Select the lines of the records containing the word "that" and list them.

Supplied data:
···

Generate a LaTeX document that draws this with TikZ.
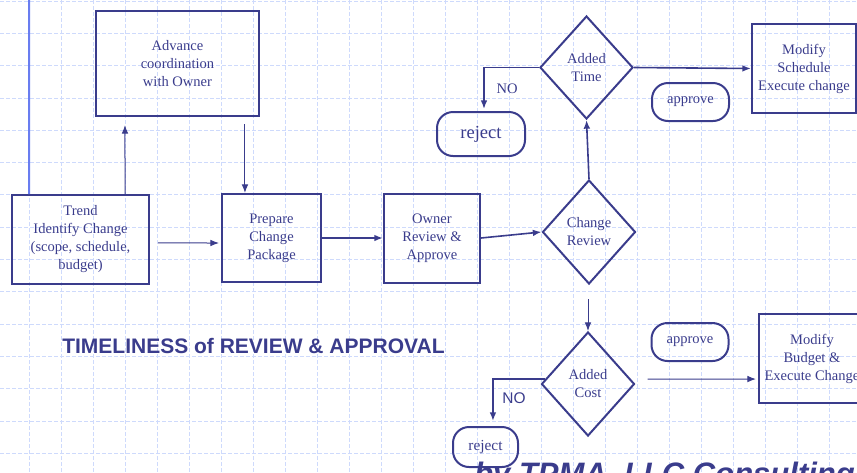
\documentclass[tikz,border=0pt]{standalone}
\usepackage{fontspec}
\setmainfont{Liberation Serif}
\setsansfont{Liberation Sans}
\usetikzlibrary{shapes.geometric,arrows.meta}

\definecolor{navy}{RGB}{58,60,140}
\definecolor{gridblue}{RGB}{206,218,252}
\definecolor{rulerblue}{RGB}{105,125,240}

\begin{document}
\begin{tikzpicture}[x=0.75pt,y=-0.75pt,
		box/.style={draw=navy,line width=1.5pt,text=navy,align=center,inner sep=0pt,
			font=\fontsize{10.9}{13.5}\selectfont},
		decision/.style={box,diamond,minimum width=69.75pt,minimum height=78pt},
		pill/.style={box,rounded corners=12pt},
		flow/.style={-{Latex[length=6.5pt,width=5pt]},draw=navy,line width=0.75pt},
		label/.style={text=navy,inner sep=0pt,font=\fontsize{10.9}{13.5}\selectfont}]
		\useasboundingbox (0,0) rectangle (857,472);
		\clip (0,0) rectangle (857,472);

		% grid
		\foreach \gx in {-3,29,...,861}
			\draw[gridblue,dash pattern=on 3pt off 1.5pt,line width=0.5pt] (\gx,0) -- (\gx,472);
		\foreach \gy in {1,33.3,...,472}
			\draw[gridblue,dash pattern=on 3pt off 1.5pt,line width=0.5pt] (0,\gy) -- (857,\gy);

		% boxes
		\node[box,minimum width=122.25pt,minimum height=78.75pt] (advance) at (177.5,63.5) {Advance\\coordination\\with Owner};
		\node[box,minimum width=102.75pt,minimum height=66.75pt] (trend) at (80.5,239.5) {Trend\\Identify Change\\(scope, schedule,\\budget)};
		\node[box,minimum width=74.25pt,minimum height=66pt] (prepare) at (271.5,238) {Prepare\\Change\\Package};
		\node[box,minimum width=72pt,minimum height=66.75pt] (owner) at (432,238) {Owner\\Review \&\\Approve};
		\node[decision] (review) at (589,232) {Change\\Review};
		\node[decision,minimum height=77.25pt] (addtime) at (586.5,67.5) {Added\\Time};
		\node[decision] (addcost) at (588,384) {Added\\Cost};
		\node[box,minimum width=78pt,minimum height=66.75pt] (schedule) at (804,68.5) {Modify\\Schedule\\Execute change};
		\node[box,minimum width=79.5pt,minimum height=66.75pt] (budget) at (812,358.5) {Modify\\Budget \&\\Execute Change};

		\node[pill,minimum width=66pt,minimum height=33pt,font=\fontsize{13.9}{16}\selectfont] (rejtime) at (481,134) {reject};
		\node[pill,minimum width=48.75pt,minimum height=30pt,font=\fontsize{11.5}{14}\selectfont] (rejcost) at (485.5,447) {reject};
		\node[pill,minimum width=57.75pt,minimum height=28.5pt] (apptime) at (690.5,102) {approve};
		\node[pill,minimum width=57.75pt,minimum height=28.5pt] (appcost) at (690,342) {approve};

		% texts
		\node[label] (notime) at (507,89) {NO};
		\node[label,font=\sffamily\fontsize{11.6}{14}\selectfont] (nocost) at (514,398) {NO};
		\node[text=navy,inner sep=0pt,anchor=base west,font=\sffamily\bfseries\fontsize{15.75}{18}\selectfont] (title) at (62,353) {TIMELINESS of REVIEW \& APPROVAL};
		\node[text=navy,inner sep=0pt,anchor=base west,font=\sffamily\bfseries\itshape\fontsize{23.25}{26}\selectfont] (firm) at (474,484) {by TPMA, LLC Consulting};

		% connectors
		\coordinate (topedge) at (29,0);
		\draw[rulerblue,line width=1.5pt] (topedge) -- ([xshift=-38.6pt]trend.north);
		\draw[flow] ([xshift=33.4pt]trend.north) -- ([xshift=-39.4pt,yshift=-6pt]advance.south);
		\draw[flow] ([xshift=50.6pt,yshift=-5.25pt]advance.south) -- ([xshift=-19.9pt]prepare.north);
		\draw[flow] ([xshift=6pt,yshift=-2.6pt]trend.east) -- ([xshift=-1.5pt,yshift=-3.75pt]prepare.west);
		\draw[flow,line width=1.5pt] (prepare.east) -- (owner.west);
		\draw[flow,line width=1.2pt] (owner.east) -- (review.west);
		\draw[flow,line width=1.2pt] (review.north) -- (addtime.south);
		\draw[flow,line width=1.2pt] (addtime.west) -| ([xshift=2.25pt,yshift=1.5pt]rejtime.north);
		\draw[flow,line width=1.2pt] (addtime.east) -- (schedule.west);
		\draw[flow] ([yshift=-10.5pt]review.south -| addcost.north) -- (addcost.north);
		\draw[flow,line width=1.2pt] ([xshift=3pt,yshift=3.75pt]addcost.west) -| ([xshift=5.6pt,yshift=3.75pt]rejcost.north);
		\draw[flow] ([xshift=9pt,yshift=3.75pt]addcost.east) -- ([xshift=-1.5pt,yshift=-15.4pt]budget.west);
	\end{tikzpicture}
\end{document}
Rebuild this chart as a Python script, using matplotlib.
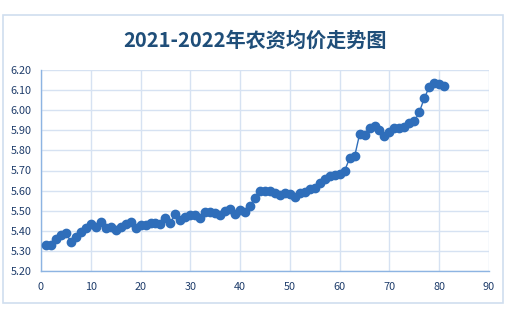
import matplotlib.pyplot as plt
import numpy as np
from matplotlib.patches import Rectangle

plt.rcParams['font.family'] = ['Noto Sans CJK SC', 'DejaVu Sans']

periodi = list(range(1, 82))
prezzi = [
    5.33, 5.33, 5.36, 5.38, 5.39, 5.345, 5.37, 5.395, 5.415, 5.435,
    5.42, 5.445, 5.415, 5.42, 5.405, 5.42, 5.435, 5.445, 5.415, 5.43,
    5.43, 5.44, 5.44, 5.435, 5.465, 5.44, 5.485, 5.455, 5.47, 5.48,
    5.48, 5.465, 5.495, 5.495, 5.49, 5.48, 5.50, 5.51, 5.485, 5.505,
    5.495, 5.525, 5.565, 5.60, 5.60, 5.60, 5.59, 5.58, 5.59, 5.585,
    5.57, 5.59, 5.595, 5.61, 5.615, 5.64, 5.66, 5.675, 5.68, 5.685,
    5.70, 5.76, 5.77, 5.88, 5.875, 5.91, 5.92, 5.90, 5.87, 5.89,
    5.91, 5.91, 5.915, 5.935, 5.945, 5.99, 6.06, 6.115, 6.135, 6.13,
    6.12,
]
titolo = "2021-2022年农资均价走势图"
x_ticks = list(range(0, 91, 10))
y_ticks = [5.20, 5.30, 5.40, 5.50, 5.60, 5.70, 5.80, 5.90, 6.00, 6.10, 6.20]

blu = '#2F6EBA'
testo = '#1F3D6B'

fig = plt.figure(figsize=(5.10, 3.09), dpi=100)
# bordo esterno del grafico
fig.patches.append(Rectangle((3 / 510, 1 - 303 / 309), 500 / 510, 288 / 309,
                             transform=fig.transFigure, fill=False,
                             edgecolor='#D0DEEF', linewidth=1.2))

ax = fig.add_axes([41 / 510, 1 - 271 / 309, 448 / 510, 201 / 309])
ax.plot(periodi, prezzi, color=blu, linewidth=1.0, marker='o',
        markersize=6, markerfacecolor=blu, markeredgecolor=blu, zorder=3)

ax.set_xlim(0, 90)
ax.set_ylim(5.20, 6.20)
ax.set_xticks(x_ticks)
ax.set_yticks(y_ticks)
ax.set_yticklabels([f"{v:.2f}" for v in y_ticks])
ax.grid(True, color='#D6E2F2', linewidth=1.0)
ax.set_axisbelow(True)
for lato in ['top', 'right']:
    ax.spines[lato].set_visible(False)
for lato in ['left', 'bottom']:
    ax.spines[lato].set_color('#8DB4E2')
    ax.spines[lato].set_linewidth(1.0)
ax.tick_params(length=0, labelsize=7.8, labelcolor=testo)
ax.tick_params(axis='y', pad=7)
ax.tick_params(axis='x', pad=8)

fig.text(0.5, 1 - 40 / 309, titolo, ha='center', va='center',
         fontsize=14.5, fontweight='bold', color='#1F4E79')

fig.savefig('out.png', dpi=100)
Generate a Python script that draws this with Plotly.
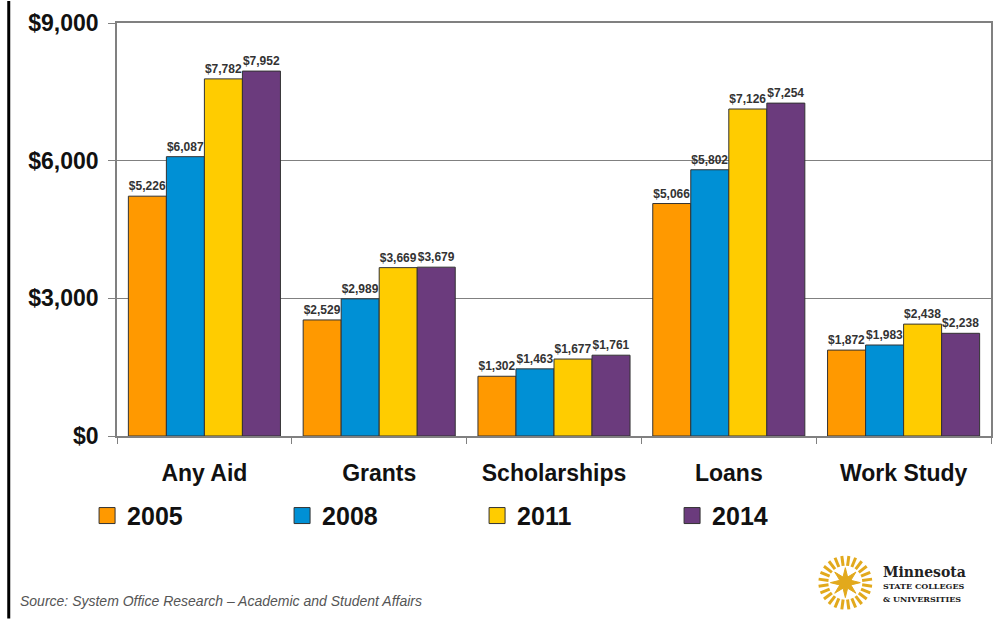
import math
import plotly.graph_objects as go

categories = ["Any Aid", "Grants", "Scholarships", "Loans", "Work Study"]
years = ["2005", "2008", "2011", "2014"]
values_2005 = [5226, 2529, 1302, 5066, 1872]
values_2008 = [6087, 2989, 1463, 5802, 1983]
values_2011 = [7782, 3669, 1677, 7126, 2438]
values_2014 = [7952, 3679, 1761, 7254, 2238]
colors = ["#FF9900", "#0090D5", "#FFCC00", "#6B3B7D"]
y_ticks = [0, 3000, 6000, 9000]
y_tick_labels = ["$0", "$3,000", "$6,000", "$9,000"]

W, H = 1003, 619
L, R, T, B = 117, 10, 22, 183
PW, PH = W - L - R, H - T - B

def px(x):
    return (x - L) / PW

def py(y):
    return (H - B - y) / PH

FONT = "Liberation Sans, Arial, sans-serif"
SERIF = "DejaVu Serif, Liberation Serif, serif"

fig = go.Figure()
for yr, vals, col in zip(years, [values_2005, values_2008, values_2011, values_2014], colors):
    fig.add_trace(go.Bar(
        name=yr, x=categories, y=vals, showlegend=False,
        marker=dict(color=col, line=dict(color="#333333", width=1)),
        text=[f"${v:,}" for v in vals], textposition="outside",
        textfont=dict(family=FONT, size=12, color="#333333", weight="bold"),
        cliponaxis=False,
    ))
# legend entries (square swatches)
for yr, col in zip(years, colors):
    fig.add_trace(go.Scatter(
        name=yr, x=[None], y=[None], mode="markers",
        marker=dict(symbol="square", size=16, color=col, line=dict(color="#333333", width=1)),
        showlegend=True,
    ))

shapes = []
# left page border
shapes.append(dict(type="line", xref="paper", yref="paper", x0=px(8.5), x1=px(8.5), y0=py(0), y1=py(H),
                   line=dict(color="black", width=3)))
# logo star
cx, cy = 847, 583
pts = []
for i in range(16):
    ang = math.pi / 2 + i * math.pi / 8
    r = 15 if i % 2 == 0 else 6
    pts.append((cx + r * math.cos(ang), cy - r * math.sin(ang)))
path = "M " + " L ".join(f"{px(x):.5f},{py(y):.5f}" for x, y in pts) + " Z"
shapes.append(dict(type="path", xref="paper", yref="paper", path=path,
                   fillcolor="#E2A91C", line=dict(color="#E2A91C", width=1)))
for i in range(24):
    ang = i * 2 * math.pi / 24 + math.pi / 24
    x0, y0 = cx + 17 * math.cos(ang), cy - 17 * math.sin(ang)
    x1, y1 = cx + 27 * math.cos(ang), cy - 27 * math.sin(ang)
    shapes.append(dict(type="line", xref="paper", yref="paper", x0=px(x0), y0=py(y0), x1=px(x1), y1=py(y1),
                       line=dict(color="#E2A91C", width=3)))

annotations = [
    dict(text="Source: System Office Research – Academic and Student Affairs", xref="paper", yref="paper",
         x=px(18), y=py(601), xanchor="left", yanchor="middle", showarrow=False,
         font=dict(family=FONT, size=14, color="#555555", style="italic")),
    dict(text="Minnesota", xref="paper", yref="paper", x=px(883), y=py(572), xanchor="left", yanchor="middle",
         showarrow=False, font=dict(family=SERIF, size=14, color="#222222", weight="bold")),
    dict(text="STATE COLLEGES", xref="paper", yref="paper", x=px(883), y=py(586), xanchor="left", yanchor="middle",
         showarrow=False, font=dict(family=SERIF, size=8, color="#222222", weight="bold")),
    dict(text="&amp; UNIVERSITIES", xref="paper", yref="paper", x=px(883), y=py(599), xanchor="left", yanchor="middle",
         showarrow=False, font=dict(family=SERIF, size=8, color="#222222", weight="bold")),
]

fig.update_layout(
    width=W, height=H,
    margin=dict(l=L, r=R, t=T, b=B),
    paper_bgcolor="white", plot_bgcolor="white",
    barmode="group", bargap=0.13, bargroupgap=0,
    font=dict(family=FONT, color="#111111"),
    showlegend=True,
    legend=dict(orientation="h", x=px(87), y=py(516), xanchor="left", yanchor="middle",
                entrywidth=150, entrywidthmode="pixels", borderwidth=0,
                font=dict(family=FONT, size=25, color="#111111", weight="bold"),
                bgcolor="rgba(0,0,0,0)"),
    shapes=shapes, annotations=annotations,
)
fig.update_xaxes(
    showline=True, linecolor="#808080", linewidth=1.5, mirror=True,
    ticks="outside", tickson="boundaries", ticklen=6, tickcolor="#808080",
    tickfont=dict(family=FONT, size=23, color="#111111", weight="bold"),
    ticklabelstandoff=16,
)
fig.update_yaxes(
    range=[0, 9000], tickvals=y_ticks, ticktext=y_tick_labels,
    showline=True, linecolor="#808080", linewidth=1.5, mirror=True,
    showgrid=True, gridcolor="#808080", gridwidth=1,
    ticks="outside", ticklen=7, tickcolor="#808080",
    tickfont=dict(family=FONT, size=23, color="#111111", weight="bold"),
    ticklabelstandoff=5, zeroline=False,
)
fig.write_html("out.html", config={"displayModeBar": False})

# remove default body margin so the figure sits at the page origin
with open("out.html", "r", encoding="utf-8") as f:
    html = f.read()
html = html.replace("<body>", '<body style="margin:0;padding:0;overflow:hidden">', 1)
with open("out.html", "w", encoding="utf-8") as f:
    f.write(html)
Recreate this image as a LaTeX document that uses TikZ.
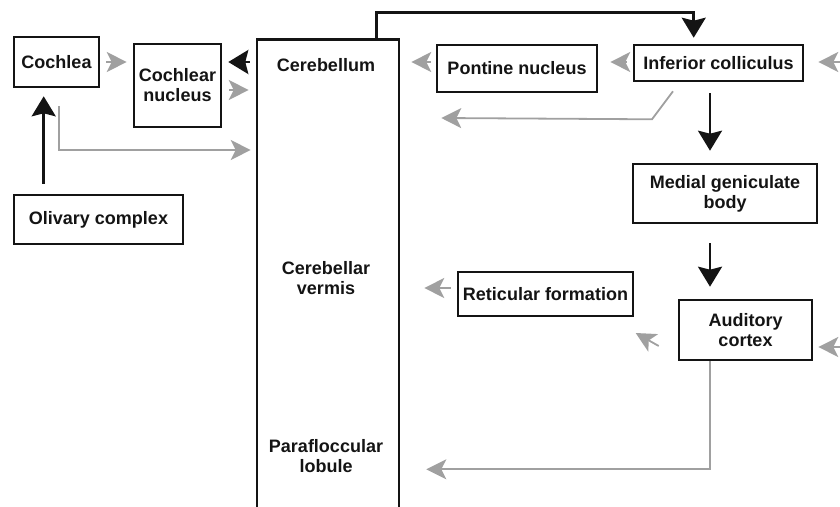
\documentclass[tikz,border=0pt]{standalone}
\usepackage{fontspec}
\setmainfont{Liberation Sans}
\usetikzlibrary{arrows.meta, calc}
\definecolor{darkline}{RGB}{20,20,20}
\definecolor{paleline}{RGB}{160,160,160}

\begin{document}
\begin{tikzpicture}[
    x=1pt, y=-1pt,
    every node/.style={font=\fontsize{18}{20}\selectfont\bfseries, align=center, text=darkline},
    box/.style={rectangle, draw=darkline, line width=2.6pt, inner sep=2pt},
    feed/.style={-{Stealth[length=20pt, width=24pt, inset=3pt]}, darkline, line width=2.6pt},
    side/.style={-{Stealth[length=20pt, width=20pt, inset=5pt]}, paleline, line width=1.8pt}
]
\useasboundingbox (0,0) rectangle (840,506);
\clip (0,0) rectangle (840,506);

% left column
\node[box, minimum width=85pt, minimum height=50pt] (cochlea) at (56.5,62) {Cochlea};
\node[box, minimum width=87pt, minimum height=83pt] (cnucleus) at (177.5,85.5) {Cochlear\\nucleus};
\node[box, minimum width=169pt, minimum height=49pt] (olivary) at (98.5,219.5) {Olivary complex};

% cerebellum column, open at the bottom
\node[box, minimum width=142pt, minimum height=500pt, anchor=north] (cerebellum) at (328,38) {};
\node (cbltext) at (326,65) {Cerebellum};
\node (vermis) at (326,278) {Cerebellar\\vermis};
\node (lobule) at (326,456) {Parafloccular\\lobule};

% right side
\node[box, minimum width=160pt, minimum height=47pt] (pontine) at (517,68.5) {Pontine nucleus};
\node[box, minimum width=169pt, minimum height=36pt] (colliculus) at (718.5,63) {Inferior colliculus};
\node[box, minimum width=184pt, minimum height=59pt] (geniculate) at (725,193.5) {Medial geniculate\\body};
\node[box, minimum width=175pt, minimum height=44pt] (reticular) at (545.5,294) {Reticular formation};
\node[box, minimum width=133pt, minimum height=60pt] (cortex) at (745.5,330) {Auditory\\cortex};

\coordinate (rightin) at (842,62);
\coordinate (rightlow) at (842,347);

% black pathway
\draw[feed] ($(olivary.north west)+(31,-10)$) -- ($(cochlea.south west)+(31,8)$);
\draw[feed] ($(cochlea.east -| cerebellum.west)+(-6,0)$) -- ($(cochlea.east -| cnucleus.east)+(6,0)$);
\draw[feed] ($(cerebellum.north west)+(121,0)$) |- ($(colliculus.north west)+(61,-31)$) -- ($(colliculus.north west)+(61,-6)$);
\draw[feed] ($(colliculus.south)+(-8.5,11)$) -- ($(geniculate.north)+(-15,-12)$);
\draw[feed] ($(geniculate.south)+(-15,19)$) -- ($(cortex.north)+(-35.5,-12)$);

% grey pathway
\draw[side] ($(cochlea.east)+(6,0)$) -- ($(cochlea.east -| cnucleus.west)+(-6,0)$);
\draw[side] ($(cnucleus.east)+(7,4.5)$) -- ($(cnucleus.east -| cerebellum.west)+(-7,4.5)$);
\draw[side] ($(cochlea.south west)+(46,18)$) |- ($(cerebellum.north west)+(-5,112)$);
\draw[side] ($(pontine.west)+(-5,-6.5)$) -- ($(pontine.west -| cerebellum.east)+(11,-6.5)$);
\draw[side] ($(colliculus.west)+(-6,-1)$) -- ($(pontine.east)+(12,-6.5)$);
\draw[side] (rightin) -- ($(colliculus.east)+(14,-1)$);
\draw[side] ($(colliculus.south)+(-45.5,9)$) -- ($(colliculus.south)+(-66.5,37)$) -- ($(cerebellum.north east)+(41,80)$);
\draw[side] ($(reticular.west)+(-6,-6)$) -- ($(reticular.west -| cerebellum.east)+(24,-6)$);
\draw[side] ($(cortex.west)+(-19,16)$) -- ($(cortex.west)+(-42,3)$);
\draw[side] (rightlow) -- ($(cortex.east)+(5,17)$);
\draw[side] ($(cortex.south)+(-35.5,0)$) |- ($(cerebellum.east)+(26,180)$);
\end{tikzpicture}
\end{document}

···

Reply:
Generate a LaTeX document that draws this with TikZ.
Generate a Python script that draws this with Plotly.
Recreate this image as a LaTeX document that uses TikZ.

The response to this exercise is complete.